Hier feierten Deutsche und Israelis ihre Freundschaft zueinander, und hier versprachen Nuß und der stellvertretende Landrat Beni Eliraz durch ihre Unterschriften auf der „Erneuerung der Partnerschaftsvereinbarung“ auch, dass die freundschaftlichen Beziehungen zwischen beiden Landkreisen fortgesetzt werden. Eigentlich bräuchte es diese schriftliche Vereinbarung gar nicht. Außenstehende merken schnell wie herzlich, wie intensiv die Freundschaft mittlerweile zueinander ist.
Josef Schuster: „AfD missachtet Teile des Grundgesetzes“
Das spürt auch Josef Schuster, Präsident des Zentralrates der Juden in Deutschland. „Die vielen persönlichen Freundschaften, die sich generationsübergreifend gebildet haben, sind der Kern dieser lebendigen Partnerschaft zwischen beiden Landkreisen“, so Schuster. Dabei sei die direkte Begegnung stets das beste Mittel, um ein anderes Land, eine andere Kultur und Religion kennen zu lernen. Und vor allem eines würden die Teilnehmer bei einer Reise in den Partnerlandkreis schnell begreifen: „Die Situation im Nahen Osten lässt sich aus 3000 Kilometer Entfernung anscheinend leicht erklären.
Vor Ort sieht das ganz anders aus. Mit simplen Schwarz-Weiß-Zeichnungen wird niemand Israel und seinen Nachbarstaaten gerecht.“ Vor allem von Deutschen würde sich Schuster gerade deswegen mehr Zurückhaltung in ihren Urteilen über Israel wünschen.
Schuster ging dann auch auf den wachsenden Rechtspopulismus und Rechtsextremismus in Deutschland ein. Vor allem zur AfD fand er deutlich kritische Worte. „Bei der AfD haben wir es nicht nur mit einer rassistischen und revisionistischen Partei zu tun, sondern auch mit einer Partei, die Teile unseres Grundgesetzes missachtet und demokratische Werte diskreditieren will.“ Mit permanenten Sticheleien gegen Ausländer, gegen Asylbewerber, gegen Muslime, gegen Homosexuelle schüre die AfD Ressentiments, die immer noch in unserer Gesellschaft schlummerten und nun wieder wachgerüttelt werden. „Sie nimmt damit wissentlich in Kauf, dass es mit verbalem Zündeln anfängt und mit brennenden Asylbewerberheimen aufhört“, so Schuster.
Eine Scheidung der „katholischen Partnerschaft“ ist ausgeschlossen
Schuster ist aber zuversichtlich, dass es gelingen kann, viel zu bewegen.

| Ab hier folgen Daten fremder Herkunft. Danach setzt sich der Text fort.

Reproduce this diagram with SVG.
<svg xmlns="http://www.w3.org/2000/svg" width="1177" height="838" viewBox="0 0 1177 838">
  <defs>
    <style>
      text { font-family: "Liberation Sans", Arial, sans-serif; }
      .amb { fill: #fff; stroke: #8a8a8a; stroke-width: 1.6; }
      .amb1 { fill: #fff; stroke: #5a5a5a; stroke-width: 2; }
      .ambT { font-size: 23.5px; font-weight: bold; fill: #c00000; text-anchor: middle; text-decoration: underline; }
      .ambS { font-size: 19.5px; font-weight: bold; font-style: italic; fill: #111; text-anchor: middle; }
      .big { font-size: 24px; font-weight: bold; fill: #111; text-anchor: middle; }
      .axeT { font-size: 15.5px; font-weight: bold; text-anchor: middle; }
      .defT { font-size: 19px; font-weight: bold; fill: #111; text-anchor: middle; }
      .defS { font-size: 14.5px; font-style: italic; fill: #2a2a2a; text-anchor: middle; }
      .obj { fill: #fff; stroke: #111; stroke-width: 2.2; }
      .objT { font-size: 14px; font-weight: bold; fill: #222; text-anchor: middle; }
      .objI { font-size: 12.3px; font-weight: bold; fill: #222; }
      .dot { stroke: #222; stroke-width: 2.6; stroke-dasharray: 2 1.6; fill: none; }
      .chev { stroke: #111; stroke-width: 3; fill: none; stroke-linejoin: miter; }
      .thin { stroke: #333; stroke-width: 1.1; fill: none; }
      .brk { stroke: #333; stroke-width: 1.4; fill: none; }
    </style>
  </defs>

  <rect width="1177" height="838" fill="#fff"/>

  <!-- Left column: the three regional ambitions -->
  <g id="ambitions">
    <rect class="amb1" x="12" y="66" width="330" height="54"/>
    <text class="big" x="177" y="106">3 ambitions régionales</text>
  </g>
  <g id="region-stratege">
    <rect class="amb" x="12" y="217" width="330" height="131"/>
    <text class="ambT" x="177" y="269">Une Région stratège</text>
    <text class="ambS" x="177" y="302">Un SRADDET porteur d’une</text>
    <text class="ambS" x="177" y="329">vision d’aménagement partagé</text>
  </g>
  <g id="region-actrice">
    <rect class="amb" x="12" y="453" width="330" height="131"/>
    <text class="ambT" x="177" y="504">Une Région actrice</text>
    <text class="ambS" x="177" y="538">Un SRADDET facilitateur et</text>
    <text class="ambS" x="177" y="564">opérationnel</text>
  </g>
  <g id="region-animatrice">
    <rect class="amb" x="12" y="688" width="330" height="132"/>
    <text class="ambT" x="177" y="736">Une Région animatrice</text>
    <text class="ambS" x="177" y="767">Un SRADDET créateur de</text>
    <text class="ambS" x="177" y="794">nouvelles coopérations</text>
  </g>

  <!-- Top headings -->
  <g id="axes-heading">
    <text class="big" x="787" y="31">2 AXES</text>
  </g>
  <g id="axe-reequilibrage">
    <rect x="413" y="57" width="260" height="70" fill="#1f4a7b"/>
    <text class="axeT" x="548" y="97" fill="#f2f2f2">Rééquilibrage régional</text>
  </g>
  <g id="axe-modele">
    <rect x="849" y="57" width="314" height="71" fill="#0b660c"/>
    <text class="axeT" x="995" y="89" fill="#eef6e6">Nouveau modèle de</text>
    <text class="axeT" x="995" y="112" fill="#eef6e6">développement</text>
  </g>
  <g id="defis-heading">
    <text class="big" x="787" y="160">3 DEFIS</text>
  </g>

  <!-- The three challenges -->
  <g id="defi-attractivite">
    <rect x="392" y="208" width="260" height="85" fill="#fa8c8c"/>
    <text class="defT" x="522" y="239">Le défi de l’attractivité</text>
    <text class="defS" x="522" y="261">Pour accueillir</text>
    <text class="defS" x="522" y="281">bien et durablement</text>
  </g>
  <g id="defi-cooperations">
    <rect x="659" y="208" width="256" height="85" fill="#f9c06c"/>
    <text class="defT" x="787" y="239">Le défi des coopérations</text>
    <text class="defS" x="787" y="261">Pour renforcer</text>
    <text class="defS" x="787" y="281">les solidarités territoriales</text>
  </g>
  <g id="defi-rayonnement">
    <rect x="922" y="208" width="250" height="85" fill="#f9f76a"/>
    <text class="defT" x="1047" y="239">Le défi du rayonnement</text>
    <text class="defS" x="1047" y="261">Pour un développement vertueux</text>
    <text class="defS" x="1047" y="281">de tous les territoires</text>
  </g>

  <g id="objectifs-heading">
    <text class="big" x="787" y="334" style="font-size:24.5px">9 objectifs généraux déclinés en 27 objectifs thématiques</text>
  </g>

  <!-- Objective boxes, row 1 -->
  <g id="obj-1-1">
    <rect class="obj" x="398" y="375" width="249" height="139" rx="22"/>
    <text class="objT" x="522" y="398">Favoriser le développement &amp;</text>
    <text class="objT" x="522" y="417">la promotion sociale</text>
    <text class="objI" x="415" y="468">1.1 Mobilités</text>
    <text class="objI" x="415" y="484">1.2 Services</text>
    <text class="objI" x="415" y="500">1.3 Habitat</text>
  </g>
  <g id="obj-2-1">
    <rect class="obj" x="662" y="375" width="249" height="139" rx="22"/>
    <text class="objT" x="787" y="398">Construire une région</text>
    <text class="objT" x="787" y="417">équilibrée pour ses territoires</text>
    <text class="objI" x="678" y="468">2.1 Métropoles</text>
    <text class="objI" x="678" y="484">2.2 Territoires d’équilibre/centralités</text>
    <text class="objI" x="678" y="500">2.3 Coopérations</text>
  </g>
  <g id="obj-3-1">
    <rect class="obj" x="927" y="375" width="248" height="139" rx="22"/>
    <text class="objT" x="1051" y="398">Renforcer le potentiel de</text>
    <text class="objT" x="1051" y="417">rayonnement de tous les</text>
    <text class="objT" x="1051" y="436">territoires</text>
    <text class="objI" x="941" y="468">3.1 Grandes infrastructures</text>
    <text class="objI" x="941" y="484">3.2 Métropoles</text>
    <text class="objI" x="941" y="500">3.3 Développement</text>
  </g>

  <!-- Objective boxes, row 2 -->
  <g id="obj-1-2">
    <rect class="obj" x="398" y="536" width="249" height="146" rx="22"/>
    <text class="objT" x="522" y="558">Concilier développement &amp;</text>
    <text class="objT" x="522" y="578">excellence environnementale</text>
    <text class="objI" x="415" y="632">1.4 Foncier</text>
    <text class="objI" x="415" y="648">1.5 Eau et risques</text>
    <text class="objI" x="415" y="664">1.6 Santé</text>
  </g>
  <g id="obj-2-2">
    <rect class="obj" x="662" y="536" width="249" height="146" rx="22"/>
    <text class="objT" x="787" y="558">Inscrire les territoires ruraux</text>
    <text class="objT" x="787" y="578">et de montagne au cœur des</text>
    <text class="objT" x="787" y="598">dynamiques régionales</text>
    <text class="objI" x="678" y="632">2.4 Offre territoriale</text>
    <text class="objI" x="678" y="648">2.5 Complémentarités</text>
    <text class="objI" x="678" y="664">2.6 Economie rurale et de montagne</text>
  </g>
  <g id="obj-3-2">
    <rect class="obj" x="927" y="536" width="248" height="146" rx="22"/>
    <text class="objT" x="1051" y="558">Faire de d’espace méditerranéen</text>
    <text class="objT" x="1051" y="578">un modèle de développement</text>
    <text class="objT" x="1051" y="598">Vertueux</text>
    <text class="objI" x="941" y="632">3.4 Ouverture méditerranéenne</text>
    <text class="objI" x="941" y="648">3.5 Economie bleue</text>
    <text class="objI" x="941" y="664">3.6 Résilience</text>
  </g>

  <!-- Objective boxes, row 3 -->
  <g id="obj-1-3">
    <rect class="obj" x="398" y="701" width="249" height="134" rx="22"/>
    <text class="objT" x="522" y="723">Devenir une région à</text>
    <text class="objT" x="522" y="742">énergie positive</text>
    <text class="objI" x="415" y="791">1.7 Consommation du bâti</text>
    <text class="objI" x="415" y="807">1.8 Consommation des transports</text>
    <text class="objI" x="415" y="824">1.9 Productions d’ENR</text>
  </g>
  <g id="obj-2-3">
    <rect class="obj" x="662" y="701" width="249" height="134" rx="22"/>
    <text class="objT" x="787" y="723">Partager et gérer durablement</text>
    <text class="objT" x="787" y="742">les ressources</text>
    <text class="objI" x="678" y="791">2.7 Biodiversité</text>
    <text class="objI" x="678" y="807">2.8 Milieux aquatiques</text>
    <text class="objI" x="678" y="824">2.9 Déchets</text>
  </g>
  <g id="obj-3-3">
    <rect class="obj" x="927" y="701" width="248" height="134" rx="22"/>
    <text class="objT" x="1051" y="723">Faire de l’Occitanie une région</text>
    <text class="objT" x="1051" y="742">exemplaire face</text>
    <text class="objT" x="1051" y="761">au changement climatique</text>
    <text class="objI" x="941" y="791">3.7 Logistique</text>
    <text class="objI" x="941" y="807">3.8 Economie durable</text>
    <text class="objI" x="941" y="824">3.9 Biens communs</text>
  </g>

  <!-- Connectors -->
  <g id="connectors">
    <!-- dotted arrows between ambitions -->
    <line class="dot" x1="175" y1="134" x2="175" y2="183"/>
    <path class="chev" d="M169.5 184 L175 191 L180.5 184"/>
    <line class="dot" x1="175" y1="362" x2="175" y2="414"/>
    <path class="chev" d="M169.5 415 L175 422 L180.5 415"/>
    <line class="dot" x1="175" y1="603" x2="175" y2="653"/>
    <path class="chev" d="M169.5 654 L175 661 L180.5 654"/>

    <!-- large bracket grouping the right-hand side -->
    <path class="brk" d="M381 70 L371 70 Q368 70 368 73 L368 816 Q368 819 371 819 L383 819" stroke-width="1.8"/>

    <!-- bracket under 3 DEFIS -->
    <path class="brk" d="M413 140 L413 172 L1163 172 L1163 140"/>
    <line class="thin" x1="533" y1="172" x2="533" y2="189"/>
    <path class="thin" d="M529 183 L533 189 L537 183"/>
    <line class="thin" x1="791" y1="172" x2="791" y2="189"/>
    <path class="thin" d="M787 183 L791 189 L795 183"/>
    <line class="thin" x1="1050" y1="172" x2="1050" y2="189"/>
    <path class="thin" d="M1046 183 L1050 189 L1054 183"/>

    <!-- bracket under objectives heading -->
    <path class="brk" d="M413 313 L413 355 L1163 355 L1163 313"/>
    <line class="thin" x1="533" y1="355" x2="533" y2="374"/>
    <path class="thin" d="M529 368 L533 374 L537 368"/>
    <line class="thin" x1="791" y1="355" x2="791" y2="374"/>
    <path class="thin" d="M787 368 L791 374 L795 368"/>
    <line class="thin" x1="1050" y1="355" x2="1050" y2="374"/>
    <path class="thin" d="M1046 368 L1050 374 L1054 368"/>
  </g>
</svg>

Nämlich dann, wenn „wir uns nicht entmutigen lassen“ und wenn „Demokraten zusammenstehen“. „Letztlich zählt nicht das Parteibuch. Letztlich zählen unsere Werte und unsere demokratische Grundüberzeugung.“ Und für die Partnerschaft zwischen den Landkreisen Mateh Yehuda und Würzburg steht der kleine Scherz, den Landrat Meir Viezel 1997 machte. Weil die Delegation aus Deutschland zu vielen biblischen Stätten quer durch Israel gereist ist bezeichnete er die Beziehung zwischen beiden als eine „katholische Partnerschaft“. Eine Scheidung sei somit nicht möglich. In fünf Jahren wird dann also Silberhochzeit gefeiert.